More considerations ....:

- Being a Delta, I suppose that this "resolution" of the movement on the Z axis, will also be valid for X and Y
- If for example, when you find the limit, it is 0.15 mm (Theoretical). What would happen if...:
- I select a lower layer height in the slicer, for example 0.10 mm
- Movements that are not multiples of 0.15 mm, in the previous case, the second layer that would be 0.1 mm x 2 = 0.20 mm, which would also not be multiple of 0.15 mm (Theoretical)
- A third doubt, similar, as would be the printed layers, if when i "slice" the model, I select a layer height of 0.1618 mm? or 0.20 mm

I guess the optimum layer height that I should select in the slicer depends on this. To select a multiplo of the minimum movement that I can do in Z, of the resolution in Z. No?

]]>If you request a layer height/extrusion width combination that requires an amount of filament less than a single microstep of your extruder, you're gonna have underextrusion (or overextrusion if you're using absolute positioning of the extruder).

]]>For Cartesian printers, the calculation is quite simple (in your details you did not mention a pulley number of teeth, though usually 16 or 20, used to drive the belt):

For 1.8degrees per full step, micro-stepped 16x using a GT2 (pitch of 2mm) and a pulley of 20 teeth, we get 80 steps/mm. Inverting this, we get a 0.0125mm/logical step. Therefore, in this case this is the theoretical resolution of the printer.

Now since your printer is a Delta, things get very complicated. In the center of your build plate, you will get extremely high resolution, but the further you go out from the center, the lower the resolution will be. On large Delta printers, with not enough micro-stepping, straight lines close to the edge may appear wavy.

The calculations for a Delta's resolution is simply too complicated to explain here, but luckily there is a tool, which can help you with it: https://configurator.reprapfirmware.org/

Simply start a new custom configuration, and enter the values requested. On the Motors page, use the "Calculate steps per mm" to calculate them - it should be noted that this tool calculates the number of steps needed to move the belt by 1mm, and that does not translate to 1mm of movement of the head.

That said, luckily the Duet can be micro-stepped up to 256x, allowing you to reduce artifacts as mentioned above, if they appear. Also due to the fact that each micro step only contributes a very small amount, the actual resolution remains quite high (many steps per mm of actual head movement), so you will be able to use either 0.1mm, 0.15mm or 0.2mm (or practically any other).
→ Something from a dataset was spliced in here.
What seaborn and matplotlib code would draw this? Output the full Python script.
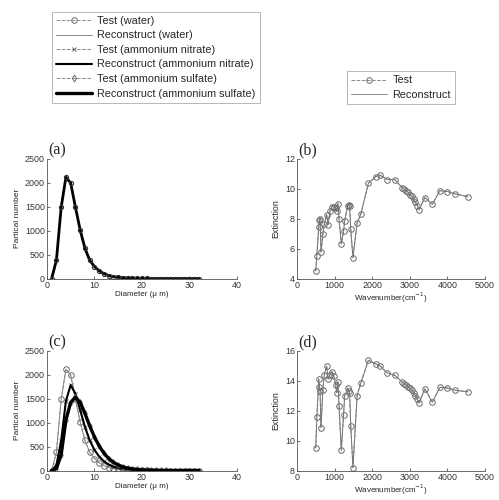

For the delta, yes, the X, Y and Z will have about the same resolutions (though there may be exception positions: thinking about Z which may actually stay the same as long as all towers move the same distance).

If you select a layer height that is not a multiple of the resolution, the printer will typically round this, by going as close to it as it can (may be just over or under). Since resolution is high, the difference should not really be noticeable.

Lets take the 80 steps/mm value, which gave us 12.5microns per step:

- Printing at 0.1mm layer height: it will take 8 steps to raise the nozzle by 0.1mm.
- Printing at 0.15mm layer height: it will take 12 steps
- Printing at 0.2mm layer height: it will take 16 steps
- Printing at 0.1618mm layer height: it will be approximated to 0.1625mm and take 13 steps. It should be noted here that the commanded layer height is slightly higher than requested (0.4326% higher) and therefore, at some point the commanded layer height will be 12 steps, to make up for the higher than requested rounding (though this will be many 100's of layers later).

Typically this rounding does not cause issues - and if you do need the extra resolution, you can increase the micro-stepping.